### Required task
Every line holding the word "with" counts once. Give the total, nothing more.
--- START OF Recorded information ---
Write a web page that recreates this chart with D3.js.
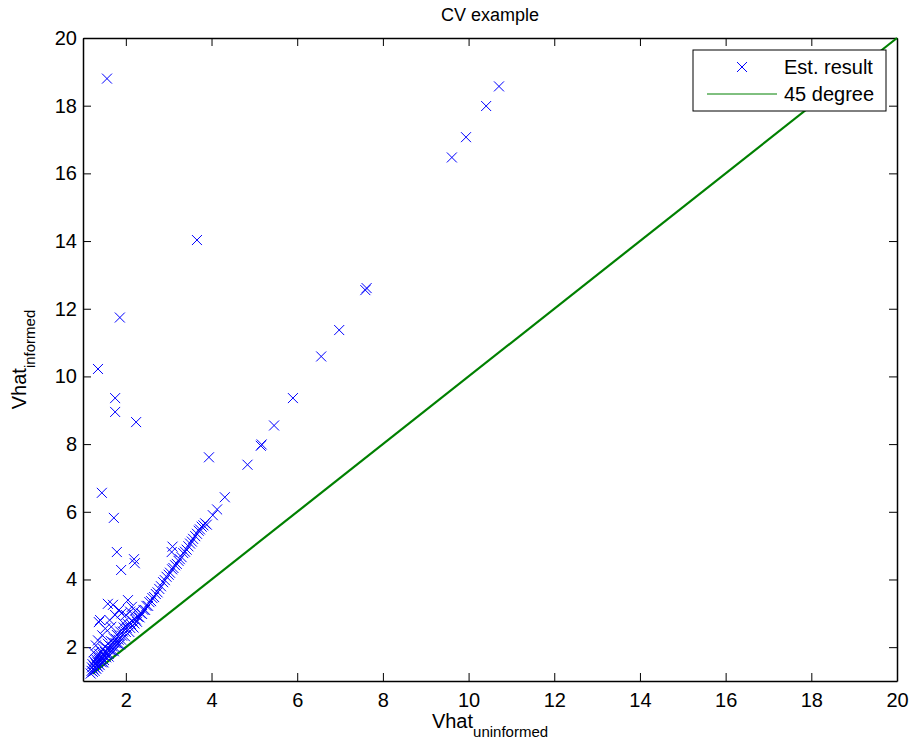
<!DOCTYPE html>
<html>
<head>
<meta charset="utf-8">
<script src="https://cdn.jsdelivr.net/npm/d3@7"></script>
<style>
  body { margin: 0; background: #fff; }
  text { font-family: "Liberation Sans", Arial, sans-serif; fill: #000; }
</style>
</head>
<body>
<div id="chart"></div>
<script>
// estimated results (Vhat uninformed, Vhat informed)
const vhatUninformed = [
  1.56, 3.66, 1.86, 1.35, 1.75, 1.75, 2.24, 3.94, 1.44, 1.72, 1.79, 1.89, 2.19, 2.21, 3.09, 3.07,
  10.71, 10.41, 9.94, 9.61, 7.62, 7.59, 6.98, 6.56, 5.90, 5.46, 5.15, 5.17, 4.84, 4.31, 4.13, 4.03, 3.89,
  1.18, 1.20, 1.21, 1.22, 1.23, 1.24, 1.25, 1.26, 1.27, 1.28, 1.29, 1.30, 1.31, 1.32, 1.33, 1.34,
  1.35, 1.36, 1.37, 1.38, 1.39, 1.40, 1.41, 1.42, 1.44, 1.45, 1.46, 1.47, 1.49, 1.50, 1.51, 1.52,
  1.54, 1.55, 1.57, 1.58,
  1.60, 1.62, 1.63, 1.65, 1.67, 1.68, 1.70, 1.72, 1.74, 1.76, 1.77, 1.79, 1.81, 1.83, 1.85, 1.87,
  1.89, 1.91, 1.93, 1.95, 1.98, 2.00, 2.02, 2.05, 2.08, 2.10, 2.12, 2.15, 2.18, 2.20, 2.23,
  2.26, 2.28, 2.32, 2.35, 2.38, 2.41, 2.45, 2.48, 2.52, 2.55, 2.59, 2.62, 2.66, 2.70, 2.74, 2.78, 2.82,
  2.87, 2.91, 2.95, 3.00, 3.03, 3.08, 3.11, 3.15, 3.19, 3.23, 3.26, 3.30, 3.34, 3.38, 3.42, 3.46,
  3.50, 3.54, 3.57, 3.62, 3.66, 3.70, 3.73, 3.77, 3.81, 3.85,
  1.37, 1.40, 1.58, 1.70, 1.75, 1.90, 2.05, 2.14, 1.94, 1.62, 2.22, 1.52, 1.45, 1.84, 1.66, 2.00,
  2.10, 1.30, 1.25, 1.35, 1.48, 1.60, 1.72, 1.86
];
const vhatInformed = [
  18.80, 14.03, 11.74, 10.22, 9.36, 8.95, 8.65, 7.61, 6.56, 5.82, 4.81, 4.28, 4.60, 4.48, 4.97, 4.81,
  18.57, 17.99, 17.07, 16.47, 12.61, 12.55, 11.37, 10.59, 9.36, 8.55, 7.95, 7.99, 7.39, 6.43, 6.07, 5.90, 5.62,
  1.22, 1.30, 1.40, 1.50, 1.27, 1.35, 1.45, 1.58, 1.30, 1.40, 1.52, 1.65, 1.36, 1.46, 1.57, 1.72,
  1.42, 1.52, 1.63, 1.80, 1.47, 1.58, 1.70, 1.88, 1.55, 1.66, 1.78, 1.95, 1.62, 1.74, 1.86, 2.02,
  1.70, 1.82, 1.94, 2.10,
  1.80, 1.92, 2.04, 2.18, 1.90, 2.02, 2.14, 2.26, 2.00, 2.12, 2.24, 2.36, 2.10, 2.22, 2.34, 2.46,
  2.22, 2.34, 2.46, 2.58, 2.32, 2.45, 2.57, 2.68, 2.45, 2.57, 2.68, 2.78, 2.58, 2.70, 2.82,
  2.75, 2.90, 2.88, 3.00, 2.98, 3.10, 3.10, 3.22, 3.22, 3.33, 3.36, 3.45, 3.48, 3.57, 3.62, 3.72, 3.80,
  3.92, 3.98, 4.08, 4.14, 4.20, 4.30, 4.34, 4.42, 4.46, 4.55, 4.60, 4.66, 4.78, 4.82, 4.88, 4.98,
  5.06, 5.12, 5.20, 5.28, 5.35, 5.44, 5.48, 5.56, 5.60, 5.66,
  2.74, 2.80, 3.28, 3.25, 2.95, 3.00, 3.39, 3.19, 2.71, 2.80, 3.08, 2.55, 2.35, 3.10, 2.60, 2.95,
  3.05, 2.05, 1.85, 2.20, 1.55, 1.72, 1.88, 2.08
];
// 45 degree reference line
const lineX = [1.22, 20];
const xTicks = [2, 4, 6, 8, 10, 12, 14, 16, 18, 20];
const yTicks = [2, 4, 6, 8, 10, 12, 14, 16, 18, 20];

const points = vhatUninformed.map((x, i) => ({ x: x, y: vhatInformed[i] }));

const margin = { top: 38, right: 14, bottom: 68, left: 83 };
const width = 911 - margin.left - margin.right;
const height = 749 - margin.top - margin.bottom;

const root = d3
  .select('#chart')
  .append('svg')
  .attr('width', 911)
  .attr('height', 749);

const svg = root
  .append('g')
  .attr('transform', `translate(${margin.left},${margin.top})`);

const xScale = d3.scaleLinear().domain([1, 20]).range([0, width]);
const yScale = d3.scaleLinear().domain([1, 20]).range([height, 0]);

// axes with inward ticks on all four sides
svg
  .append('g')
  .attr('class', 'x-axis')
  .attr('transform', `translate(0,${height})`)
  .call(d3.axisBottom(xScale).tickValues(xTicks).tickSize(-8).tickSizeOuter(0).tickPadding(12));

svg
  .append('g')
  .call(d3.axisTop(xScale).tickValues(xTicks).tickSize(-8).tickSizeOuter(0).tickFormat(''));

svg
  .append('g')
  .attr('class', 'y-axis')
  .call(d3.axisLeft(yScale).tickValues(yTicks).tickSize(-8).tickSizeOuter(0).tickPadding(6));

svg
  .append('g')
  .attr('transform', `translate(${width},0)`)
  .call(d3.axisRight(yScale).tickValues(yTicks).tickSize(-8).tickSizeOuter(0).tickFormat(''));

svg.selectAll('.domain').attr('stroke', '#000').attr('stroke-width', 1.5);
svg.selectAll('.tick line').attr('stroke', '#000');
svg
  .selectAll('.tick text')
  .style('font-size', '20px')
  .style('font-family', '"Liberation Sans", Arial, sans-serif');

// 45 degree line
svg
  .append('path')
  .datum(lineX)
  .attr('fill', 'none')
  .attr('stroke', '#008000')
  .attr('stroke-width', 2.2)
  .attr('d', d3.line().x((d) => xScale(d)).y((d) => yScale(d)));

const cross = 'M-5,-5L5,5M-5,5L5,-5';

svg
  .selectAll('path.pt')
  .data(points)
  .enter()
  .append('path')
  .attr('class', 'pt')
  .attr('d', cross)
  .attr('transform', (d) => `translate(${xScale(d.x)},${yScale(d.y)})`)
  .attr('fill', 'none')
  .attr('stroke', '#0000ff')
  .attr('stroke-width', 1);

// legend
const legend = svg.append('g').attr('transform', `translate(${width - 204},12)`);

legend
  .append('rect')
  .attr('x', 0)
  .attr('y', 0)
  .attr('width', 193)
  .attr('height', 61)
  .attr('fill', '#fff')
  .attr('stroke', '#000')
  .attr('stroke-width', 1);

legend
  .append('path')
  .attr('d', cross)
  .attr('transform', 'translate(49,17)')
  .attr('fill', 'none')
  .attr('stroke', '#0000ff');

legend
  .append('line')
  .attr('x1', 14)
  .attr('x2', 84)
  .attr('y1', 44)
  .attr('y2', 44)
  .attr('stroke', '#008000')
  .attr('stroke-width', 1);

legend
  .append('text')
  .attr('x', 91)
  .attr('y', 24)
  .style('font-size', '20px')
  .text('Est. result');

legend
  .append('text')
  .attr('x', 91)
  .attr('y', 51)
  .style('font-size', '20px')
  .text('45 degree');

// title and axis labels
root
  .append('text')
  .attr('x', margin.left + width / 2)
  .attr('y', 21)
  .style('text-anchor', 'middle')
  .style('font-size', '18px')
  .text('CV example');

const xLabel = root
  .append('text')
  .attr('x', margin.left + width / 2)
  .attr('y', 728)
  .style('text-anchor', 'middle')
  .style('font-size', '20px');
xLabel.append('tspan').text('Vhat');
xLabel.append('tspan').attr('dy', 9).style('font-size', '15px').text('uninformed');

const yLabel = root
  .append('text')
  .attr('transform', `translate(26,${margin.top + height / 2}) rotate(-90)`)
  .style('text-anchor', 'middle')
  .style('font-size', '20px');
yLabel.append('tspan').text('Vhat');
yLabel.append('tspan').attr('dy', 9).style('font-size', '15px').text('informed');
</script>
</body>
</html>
--- END OF Recorded information ---
### Response
2